Grossi, an Argentine official who’s on his first trip to Tehran since being appointed, tweeted that the IAEA and Iran were “working on reaching an agreement” on inspections.
“From time-to-time there may be questions that require verification, and this is why I’m here, among other things,” Grossi said during a press conference with Salehi. “So I will not subscribe to this idea that there has been any change, my presence here and our constructive relations exist and will continue.”
The United States seized on the June resolution admonishing Iran as further evidence of deception over its nuclear ambitions. European powers voted with the Americans but stood by their engagement with Tehran and opposition to the Trump administration’s “maximum pressure” strategy that’s reimposed US sanctions on the country.
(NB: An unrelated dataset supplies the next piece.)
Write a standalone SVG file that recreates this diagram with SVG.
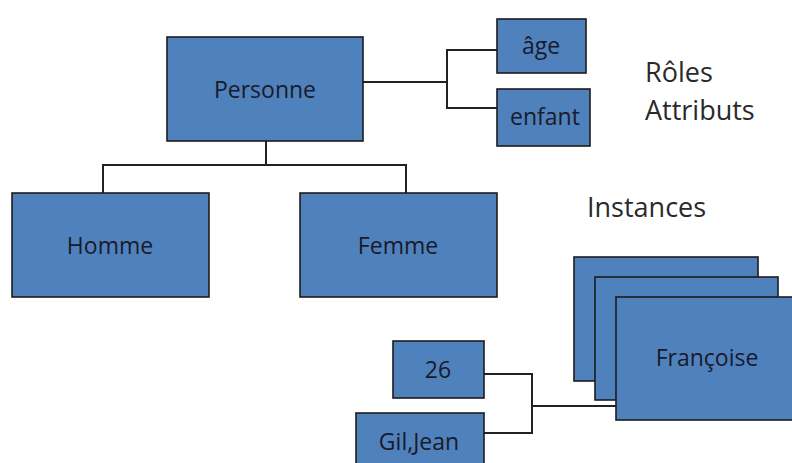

Grossi is expecting to gain access to the two locations, which monitors think might have housed small-scale research some two decades ago. In 2018, Israel said it found documents that proved Iran had a secret programme to develop nuclear weapons. Iran has rejected the claims as “lies” and part of a matter that the agency had dealt with at the time. IAEA monitors said they independently corroborated sufficient information to warrant a visit.
At a separate press conference in Tehran, government spokesman Ali Rabiei said officials would address “false information and forged documents” presented by Israel in meetings with Grossi.
Iran’s nuclear programme has been subject to the most stringent inspections regime in the IAEA’s history. Under the terms of the 2015 multilateral nuclear deal, it scaled back its atomic activities in exchange for sanctions relief.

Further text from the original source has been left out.